A 3D hydrogel based on chitosan and carbon dots for sensitive fluorescence detection of microRNA-21 in breast cancer cells.

Hydrogels are 3D polymeric networks with great swelling capability in water and appropriate chemical, mechanical and biological features which make it feasible to maintain bioactive substances. Herein, we fabricated carbon dots-chitosan nanocomposite hydrogels via reacting carbon dots synthesized from various aldehyde precursors with chitosan after that functionalized with ssDNA probe for detection of microRNA-21 in MCF-7 cancer cells.
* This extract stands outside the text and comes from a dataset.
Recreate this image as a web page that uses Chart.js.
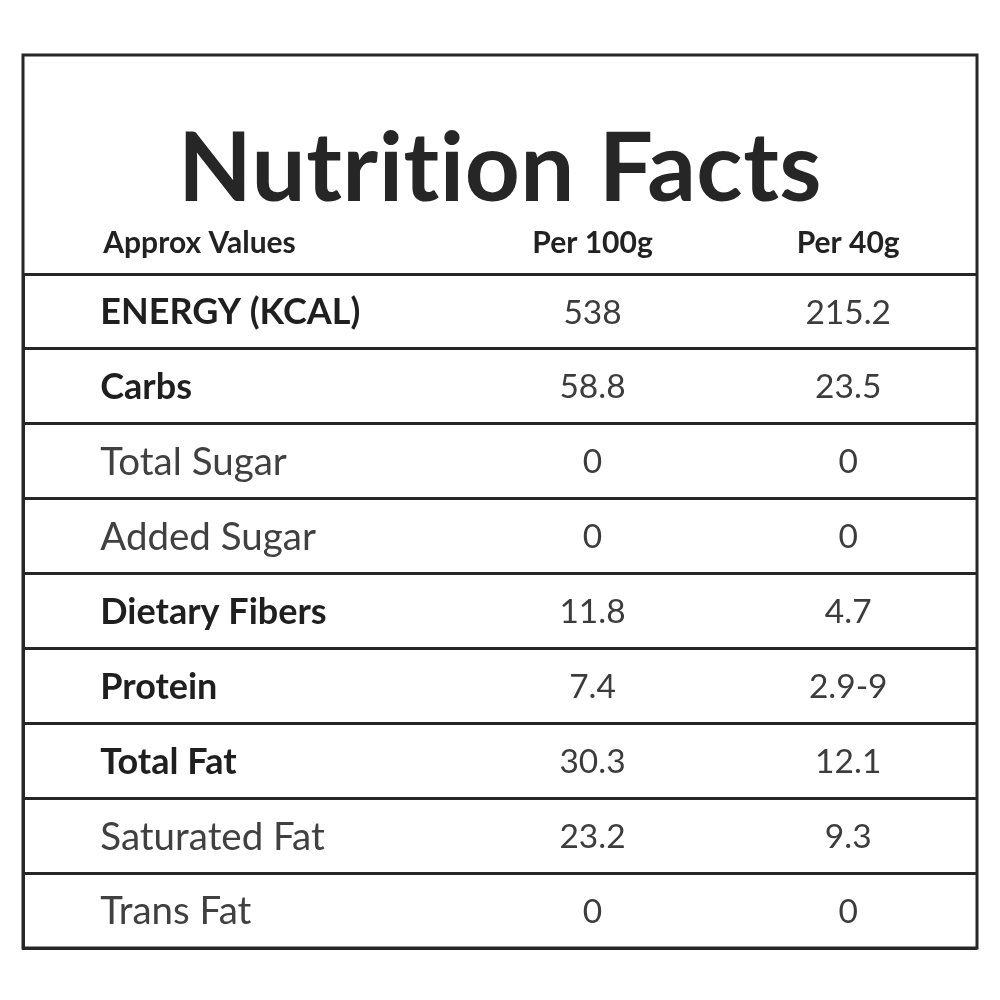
<!DOCTYPE html>
<html>
<head>
<meta charset="utf-8">
<script src="https://cdn.jsdelivr.net/npm/chart.js@4.4.1/dist/chart.umd.min.js"></script>
<style>
  html, body { margin: 0; padding: 0; background: #ffffff; }
  canvas { display: block; }
</style>
</head>
<body>
<canvas id="c" width="1000" height="1000"></canvas>
<script>
// ---------------- data ----------------
const title = 'Nutrition Facts';
const headers = ['Approx Values', 'Per 100g', 'Per 40g'];
const rowLabels = ['ENERGY (KCAL)', 'Carbs', 'Total Sugar', 'Added Sugar', 'Dietary Fibers',
                   'Protein', 'Total Fat', 'Saturated Fat', 'Trans Fat'];
const per100g = ['538', '58.8', '0', '0', '11.8', '7.4', '30.3', '23.2', '0'];
const per40g  = ['215.2', '23.5', '0', '0', '4.7', '2.9-9', '12.1', '9.3', '0'];

// ---------------- layout / style ----------------
const boldRows = new Set(['ENERGY (KCAL)', 'Carbs', 'Dietary Fibers', 'Protein', 'Total Fat']);
const COL_X = { label: 8.1, c1: 59.7, c2: 86.5 };   // positions on the x scale (0-100 = table width)
const FRAME_TOP = 55;
const TITLE_BASE = 201;
const HEADER_BASE = 253;
const LINE = '#262626';
const FONT = 'Lato, "Noto Sans", sans-serif';

function cellData(col, texts, align) {
  return rowLabels.map((r, i) => ({ x: col, y: r, text: texts[i], align }));
}

const datasets = [
  { label: 'Nutrient', data: cellData(COL_X.label, rowLabels, 'left') },
  { label: headers[1], data: cellData(COL_X.c1, per100g, 'center') },
  { label: headers[2], data: cellData(COL_X.c2, per40g, 'center') }
].map(d => Object.assign(d, { pointRadius: 0, pointHoverRadius: 0, showLine: false }));

const tablePlugin = {
  id: 'tableText',
  beforeDraw(chart) {
    const { ctx } = chart;
    ctx.save();
    ctx.fillStyle = '#ffffff';
    ctx.fillRect(0, 0, chart.width, chart.height);
    ctx.restore();
  },
  afterDraw(chart) {
    const { ctx, chartArea, scales } = chart;
    const xs = scales.x;
    ctx.save();
    // outer frame
    ctx.strokeStyle = LINE;
    ctx.lineWidth = 3;
    ctx.strokeRect(chartArea.left, FRAME_TOP, chartArea.right - chartArea.left, chartArea.bottom - FRAME_TOP);
    // title (small letter spacing also prevents the "ti" ligature)
    ctx.fillStyle = '#262626';
    ctx.textBaseline = 'alphabetic';
    ctx.textAlign = 'center';
    ctx.font = 'bold 96px ' + FONT;
    if ('letterSpacing' in ctx) ctx.letterSpacing = '0.5px';
    ctx.fillText(title, (chartArea.left + chartArea.right) / 2, TITLE_BASE);
    if ('letterSpacing' in ctx) ctx.letterSpacing = '0px';
    // headers
    ctx.font = 'bold 30px ' + FONT;
    ctx.fillStyle = '#222222';
    ctx.textAlign = 'left';
    ctx.fillText(headers[0], xs.getPixelForValue(COL_X.label) + 3, HEADER_BASE);
    ctx.textAlign = 'center';
    ctx.fillText(headers[1], xs.getPixelForValue(COL_X.c1), HEADER_BASE);
    ctx.fillText(headers[2], xs.getPixelForValue(COL_X.c2), HEADER_BASE);
    // cells
    chart.data.datasets.forEach((ds, di) => {
      const meta = chart.getDatasetMeta(di);
      meta.data.forEach((pt, i) => {
        const d = ds.data[i];
        let size, weight, color;
        if (di === 0) {
          const bold = boldRows.has(d.text);
          size = bold ? 36 : 38.5; weight = bold ? 'bold' : 'normal'; color = bold ? '#1f1f1f' : '#404040';
        } else {
          size = 33.5; weight = 'normal'; color = '#3c3c3c';
        }
        ctx.font = weight + ' ' + size + 'px ' + FONT;
        ctx.fillStyle = color;
        ctx.textAlign = d.align;
        ctx.fillText(d.text, pt.x, pt.y + size * 0.36);
      });
    });
    ctx.restore();
  }
};

new Chart(document.getElementById('c'), {
  type: 'scatter',
  data: { labels: rowLabels, datasets },
  options: {
    responsive: false,
    animation: false,
    events: [],
    layout: { padding: { top: 274, left: 23, right: 23, bottom: 52 } },
    plugins: { legend: { display: false }, tooltip: { enabled: false }, title: { display: false } },
    scales: {
      x: { type: 'linear', min: 0, max: 100, display: false },
      y: {
        type: 'category',
        labels: rowLabels,
        offset: true,
        ticks: { display: false },
        grid: { offset: true, drawTicks: false, color: LINE, lineWidth: 3 },
        border: { display: true, color: LINE, width: 3 }
      }
    }
  },
  plugins: [tablePlugin]
});
</script>
</body>
</html>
More importantly, three fluorescent hydrogels were produced using schiff base reaction (forming imine bonds) among the amine in chitosan and aldehyde groups on the CDs surface. Furthermore, the hydrogel films, CDs and CDs-chitosan nanocomposite hydrogels were characterized by UV–vis absorption and fluorescence spectra, FT-IR, scanning electron microscope (SEM) and transmission electron microscopy (TEM). The DNA hydrogel bioassay strategy revealed a great stability and a superb sensitivity for microRNA-21, with a suitable linear range (0.1–125 fM) and a detection limit (0.03 fM). For sample analysis, the biosensors exhibited good linearity with MCF-7 cancer cell concentrations from 1000 to 25000, 1000–25000 and 1000–6000 cells mL−1 and detection limit of 310, 364 and 552 cells mL−1, for glutaraldehyde, nitrobezaldehyde and benzaldehyde based nanocomposite hydrogels, respectively. In addition, cell viability consequences demonstrated low probe cytotoxicity, so nanocomposite hydrogels was utilized to multicolor imaging of MCF-7 cancer cells. Image 1 • A 3D hydrogel based on carbon dots and chitosan fabricated for sensitive quantification of micRNA-21 in MCF-7 cancer cells. • The proposed assay applied for detection of micRNA-21 in concentration range of 0.1-125 fM with detection limit of 0.03 fM. • Fluorescent hydrogels produced using schiff base reaction among the amine groups in chitosan and aldehyde groups of CDs. • The quenching of the fluorescence intensity of CDs-CH nanocomposite hydrogels can be due to the aggregation of CDs. [ABSTRACT FROM AUTHOR]